**Directions for this task:** Give all the lines below again, exactly, with no pictures.

**Stored data:**
☆ ☆ ☆ ☆ ☆ ☆ ☆
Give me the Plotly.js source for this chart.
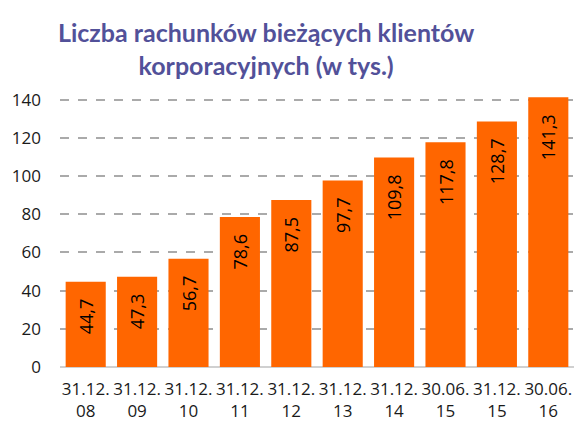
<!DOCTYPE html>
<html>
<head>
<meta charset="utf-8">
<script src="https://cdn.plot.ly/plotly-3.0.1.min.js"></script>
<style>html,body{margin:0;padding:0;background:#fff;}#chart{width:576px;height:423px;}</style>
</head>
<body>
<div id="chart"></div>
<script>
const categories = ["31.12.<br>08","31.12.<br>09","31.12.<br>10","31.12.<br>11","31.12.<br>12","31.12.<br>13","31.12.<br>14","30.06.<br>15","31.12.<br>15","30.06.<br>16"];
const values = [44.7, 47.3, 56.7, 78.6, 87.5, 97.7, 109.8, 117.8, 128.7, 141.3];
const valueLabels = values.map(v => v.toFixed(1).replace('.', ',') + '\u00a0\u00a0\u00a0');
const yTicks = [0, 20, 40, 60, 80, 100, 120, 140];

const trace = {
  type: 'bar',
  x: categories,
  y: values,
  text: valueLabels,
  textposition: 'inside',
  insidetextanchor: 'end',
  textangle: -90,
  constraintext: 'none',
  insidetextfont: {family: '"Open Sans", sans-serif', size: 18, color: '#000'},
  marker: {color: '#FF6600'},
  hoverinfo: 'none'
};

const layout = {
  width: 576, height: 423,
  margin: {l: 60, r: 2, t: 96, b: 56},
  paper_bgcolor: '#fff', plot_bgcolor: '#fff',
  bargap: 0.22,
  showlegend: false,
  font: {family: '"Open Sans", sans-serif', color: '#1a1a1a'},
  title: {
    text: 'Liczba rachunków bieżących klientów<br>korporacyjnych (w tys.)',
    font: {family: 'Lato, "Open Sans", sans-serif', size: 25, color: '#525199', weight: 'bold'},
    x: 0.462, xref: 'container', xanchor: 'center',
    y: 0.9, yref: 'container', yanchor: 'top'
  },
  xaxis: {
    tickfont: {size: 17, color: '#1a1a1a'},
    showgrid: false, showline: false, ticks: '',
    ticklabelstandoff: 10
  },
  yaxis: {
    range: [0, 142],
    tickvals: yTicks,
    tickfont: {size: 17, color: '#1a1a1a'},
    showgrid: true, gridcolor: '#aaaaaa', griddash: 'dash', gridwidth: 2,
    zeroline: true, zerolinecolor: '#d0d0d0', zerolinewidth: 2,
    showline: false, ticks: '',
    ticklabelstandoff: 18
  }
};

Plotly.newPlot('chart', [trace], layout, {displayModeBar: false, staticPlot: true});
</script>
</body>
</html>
☆ ☆ ☆ ☆ ☆ ☆ ☆
**Written response:**
Give me the Plotly.js source for this chart.
<!DOCTYPE html>
<html>
<head>
<meta charset="utf-8">
<script src="https://cdn.plot.ly/plotly-3.0.1.min.js"></script>
<style>html,body{margin:0;padding:0;background:#fff;}#chart{width:576px;height:423px;}</style>
</head>
<body>
<div id="chart"></div>
<script>
const categories = ["31.12.<br>08","31.12.<br>09","31.12.<br>10","31.12.<br>11","31.12.<br>12","31.12.<br>13","31.12.<br>14","30.06.<br>15","31.12.<br>15","30.06.<br>16"];
const values = [44.7, 47.3, 56.7, 78.6, 87.5, 97.7, 109.8, 117.8, 128.7, 141.3];
const valueLabels = values.map(v => v.toFixed(1).replace('.', ',') + '\u00a0\u00a0\u00a0');
const yTicks = [0, 20, 40, 60, 80, 100, 120, 140];

const trace = {
  type: 'bar',
  x: categories,
  y: values,
  text: valueLabels,
  textposition: 'inside',
  insidetextanchor: 'end',
  textangle: -90,
  constraintext: 'none',
  insidetextfont: {family: '"Open Sans", sans-serif', size: 18, color: '#000'},
  marker: {color: '#FF6600'},
  hoverinfo: 'none'
};

const layout = {
  width: 576, height: 423,
  margin: {l: 60, r: 2, t: 96, b: 56},
  paper_bgcolor: '#fff', plot_bgcolor: '#fff',
  bargap: 0.22,
  showlegend: false,
  font: {family: '"Open Sans", sans-serif', color: '#1a1a1a'},
  title: {
    text: 'Liczba rachunków bieżących klientów<br>korporacyjnych (w tys.)',
    font: {family: 'Lato, "Open Sans", sans-serif', size: 25, color: '#525199', weight: 'bold'},
    x: 0.462, xref: 'container', xanchor: 'center',
    y: 0.9, yref: 'container', yanchor: 'top'
  },
  xaxis: {
    tickfont: {size: 17, color: '#1a1a1a'},
    showgrid: false, showline: false, ticks: '',
    ticklabelstandoff: 10
  },
  yaxis: {
    range: [0, 142],
    tickvals: yTicks,
    tickfont: {size: 17, color: '#1a1a1a'},
    showgrid: true, gridcolor: '#aaaaaa', griddash: 'dash', gridwidth: 2,
    zeroline: true, zerolinecolor: '#d0d0d0', zerolinewidth: 2,
    showline: false, ticks: '',
    ticklabelstandoff: 18
  }
};

Plotly.newPlot('chart', [trace], layout, {displayModeBar: false, staticPlot: true});
</script>
</body>
</html>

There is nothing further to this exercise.